THIS REVIEW CONTAINS SOME SPOILERS
Bad lines badly delivered
Episode seven of The Lord of the Rings: Rings of Power, “The Ring”, opens with Hellish scenes, and beautiful, evocative and compelling visuals reminiscent of the Fassbender version of Macbeth. Absolute carnage, apart from Galdriel who is somehow still standing. Effective, shocking and wonderful imagery. But seriously, how is she still alive?
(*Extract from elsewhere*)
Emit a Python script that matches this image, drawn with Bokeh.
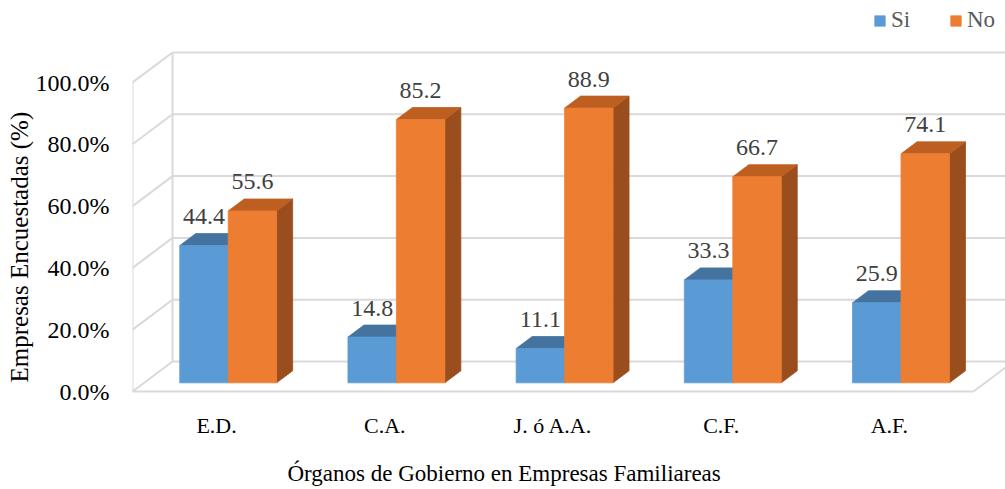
from bokeh.plotting import figure
from bokeh.models import (Range1d, LinearAxis, FixedTicker, PrintfTickFormatter,
                          Legend, LegendItem, Title)
from bokeh.embed import file_html
from bokeh.resources import INLINE
from bokeh.core.properties import value

# ---- data ----
categories = ["E.D.", "C.A.", "J. ó A.A.", "C.F.", "A.F."]
si_values = [44.4, 14.8, 11.1, 33.3, 25.9]
no_values = [55.6, 85.2, 88.9, 66.7, 74.1]
series_names = ["Si", "No"]
y_ticks = [0, 20, 40, 60, 80, 100]
x_title = "Órganos de Gobierno en Empresas Familiareas"
y_title = "Empresas Encuestadas (%)"

# ---- styling / geometry ----
FONT = "'Liberation Serif', 'Times New Roman', serif"
front_colors = ["#5B9BD5", "#ED7D31"]
top_colors = ["#44739F", "#BE5F22"]
side_colors = ["#3E6A93", "#9B4E1D"]
GRID = "#D9D9D9"

PX_X = 168.2      # pixels per category
PX_Y = 3.09       # pixels per percent
DX = 40 / PX_X    # full depth offset (x, data units)
DY = 30 / PX_Y    # full depth offset (y, data units)
D0 = 0.29         # depth fraction of bar front face
BD = 0.40         # bar depth fraction
BW = 0.288        # bar width (category units)

LEFT, BOTTOM = 132, 94
FRAME_W, FRAME_H = 873, 395
n = len(categories)
x_lo, x_hi = 0.5, n + 0.5
y_start = -4 / PX_Y
y_end = y_start + FRAME_H / PX_Y

p = figure(frame_width=FRAME_W, frame_height=FRAME_H,
           x_range=Range1d(x_lo, x_lo + FRAME_W / PX_X),
           y_range=Range1d(y_start, y_end),
           x_axis_type=None, y_axis_type=None,
           output_backend="svg", toolbar_location=None,
           min_border_left=LEFT, min_border_right=0,
           min_border_top=0, min_border_bottom=BOTTOM)
p.outline_line_color = None
p.background_fill_color = "white"

# ---- walls / floor ----
ymax = y_ticks[-1]
wxs, wys = [], []
for t in y_ticks:
    wxs.append([x_lo + DX, x_hi + DX]); wys.append([t + DY, t + DY])      # back wall grid
    wxs.append([x_lo, x_lo + DX]); wys.append([t, t + DY])                # side wall diagonals
wxs.append([x_lo, x_lo]); wys.append([0, ymax])                           # front-left edge
wxs.append([x_lo + DX, x_lo + DX]); wys.append([DY, ymax + DY])           # back-left edge
wxs.append([x_lo, x_hi]); wys.append([0, 0])                              # floor front
wxs.append([x_hi, x_hi + DX]); wys.append([0, DY])                        # floor right
wxs.append([x_hi + DX, x_hi + DX]); wys.append([DY, ymax + DY])           # back-right edge
p.multi_line(wxs, wys, line_color=GRID, line_width=2)

# ---- bars ----
front_renderers = []
for s, vals in enumerate([si_values, no_values]):
    fx, fy, tx, ty, sx, sy, lx, ly, lt = [], [], [], [], [], [], [], [], []
    for i, v in enumerate(vals):
        c = i + 1
        xl = c - BW + s * BW + D0 * DX
        xr = xl + BW
        yb = D0 * DY
        yt = v + D0 * DY
        fx.append([xl, xr, xr, xl]); fy.append([yb, yb, yt, yt])
        tx.append([xl, xr, xr + BD * DX, xl + BD * DX])
        ty.append([yt, yt, yt + BD * DY, yt + BD * DY])
        sx.append([xr, xr + BD * DX, xr + BD * DX, xr])
        sy.append([yb, yb + BD * DY, yt + BD * DY, yt])
        lx.append((xl + xr) / 2); ly.append(yt + 29 / PX_Y); lt.append(f"{v:.1f}")
    p.patches(sx, sy, fill_color=side_colors[s], line_color=side_colors[s], line_width=0.8)
    p.patches(tx, ty, fill_color=top_colors[s], line_color=top_colors[s], line_width=0.8)
    r = p.patches(fx, fy, fill_color=front_colors[s], line_color=front_colors[s], line_width=0.8)
    front_renderers.append(r)
    p.text(x=lx, y=ly, text=lt, text_align="center", text_baseline="alphabetic",
           text_font=value(FONT), text_font_size="24px", text_color="#404040")

# ---- axes ----
yaxis = LinearAxis(ticker=FixedTicker(ticks=y_ticks),
                   formatter=PrintfTickFormatter(format="%.1f%%"),
                   axis_line_color=None, major_tick_line_color=None,
                   minor_tick_line_color=None, major_tick_out=0, major_tick_in=0,
                   major_label_standoff=23,
                   major_label_text_font=FONT, major_label_text_font_size="24px",
                   major_label_text_color="#000000")
p.add_layout(yaxis, "left")

xaxis = LinearAxis(ticker=FixedTicker(ticks=list(range(1, n + 1))),
                   major_label_overrides={i + 1: c for i, c in enumerate(categories)},
                   axis_line_color=None, major_tick_line_color=None,
                   minor_tick_line_color=None, major_tick_out=0, major_tick_in=0,
                   major_label_standoff=17,
                   major_label_text_font=FONT, major_label_text_font_size="22px",
                   major_label_text_color="#000000",
                   axis_label=" ", axis_label_standoff=16,
                   axis_label_text_font_size="1px")
p.add_layout(xaxis, "below")

# axis titles
p.add_layout(Title(text=x_title, align="left", offset=155, vertical_align="top",
                   standoff=0, text_font=FONT, text_font_size="23px",
                   text_font_style="normal", text_color="#000000"), "below")
p.add_layout(Title(text=y_title, align="left", offset=13, standoff=0,
                   text_font=FONT, text_font_size="25px",
                   text_font_style="normal", text_color="#000000"), "left")

# ---- legend ----
legend = Legend(items=[LegendItem(label=series_names[k], renderers=[front_renderers[k]])
                       for k in range(2)],
                orientation="horizontal", location=(741, 362),
                glyph_width=13, glyph_height=13, label_standoff=5, spacing=38,
                padding=0, margin=0, label_height=22,
                label_text_font=FONT, label_text_font_size="23px",
                label_text_color="#595959",
                border_line_color=None, background_fill_alpha=0)
p.add_layout(legend, "center")

open("out.html", "w").write(file_html(p, INLINE))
The problem as ever is that all the flabby dialogue and acting ruins anything remotely good. “He’s gone, he’s gone, he’s gone” and “Soldiers, soldiers, the roof’s about to fall down” and “what cannot be known hollows the mind, fill it not with guesswork” inspiring stuff that was surely homaged (a.k.a. nicked) straight from the pages of Macbeth or Henry V. Indeed, I sensed the tongue of Lawrence Olivier on the brain of some of these players and screenwrights, or so the showrunners and the showrunners alone clearly think. Bad lines badly delivered: this is a case where two negatives don’t make a positive. The way they almost got crushed by a tree was so bad, the acting so comical, that it completely ruined the beautiful visuals. So terribly discordant, once again.
An emotional moment between Gimli 2 and Legolas 2 was probably the best moment of the season so far. This is probably the most interesting relationship along with that between Gimli 2 and his Dad. Indeed, the best acting comes from Gimli 2’s Dad played by Peter Mullin. But they still managed to ruin this mini-success in the show by Gimli 2’s wife being more of a man than him in almost every single way. Gimli 2’s wife indeed has suddenly become Lady Macbeth in this episode, although I’m not sure where the character arc was that led to this. Although that surely would have been a good character arc had they actually bothered to do it.
Fundamentally, the problem remains that we’re just not that invested in the characters, and the odd good moments only serve to highlight how truly awful everything else is. Probably-Gandalf is handed an apple by Female Frodo, swell of music, but we just don’t care no matter how loud they lay that score on.
WHICH YARDSTICK?
When this series began, I was determined to not compare it to Tolkien’s original work, but to evaluate it on its own terms. Tolkien is a high bar to meet, and I feel that would be a handicap for any show. Indeed, that’s why I esteem the Jackson-Boyens-Walsh trilogy so much, as their work was not only excellent on its own terms but also on the terms laid down by Tolkien. Yet even by my looser desire to merely see a great show, rather than a great show which does true justice to the beloved late Professor Tolkien’s works, and despite being someone who desperately wants this show to succeed, I just cannot give any episode more than a three out of five, and even then the threes are being scraped; indeed, I wonder how much my misplaced loyalty to the world of Middle-Earth is colouring my views and pushing me towards lenience to this show.
This series has some good moments and some bad moments. But the overall vibe is an amateurish fanfic, but a fanfic not even set in Tolkien’s universe but set in a universe designed to nod to Tolkien’s. I’m not sure why or how a great company like Amazon with a great IP like this has managed to produce this substandard piece of work.
SILLY STUFF
And why does Galadriel love doing stuff “at first light”? It’s really getting silly now. Oh wait, hang on, it’s gets sillier still: the way the name reveal of Mordor was handled has to be one of the most ridiculous things I’ve ever seen. It was absolutely stupid.
Oh, and actually, how did everyone survive a volcano going off in their face? The writers didn’t even go with the cop outs of a deus ex machina or the “it was all a dream” tosh. The characters just… survived. That’s all.
IN SHORT
The episode makes no sense. The characters are not characters and they have no arc. The series doesn’t hang together.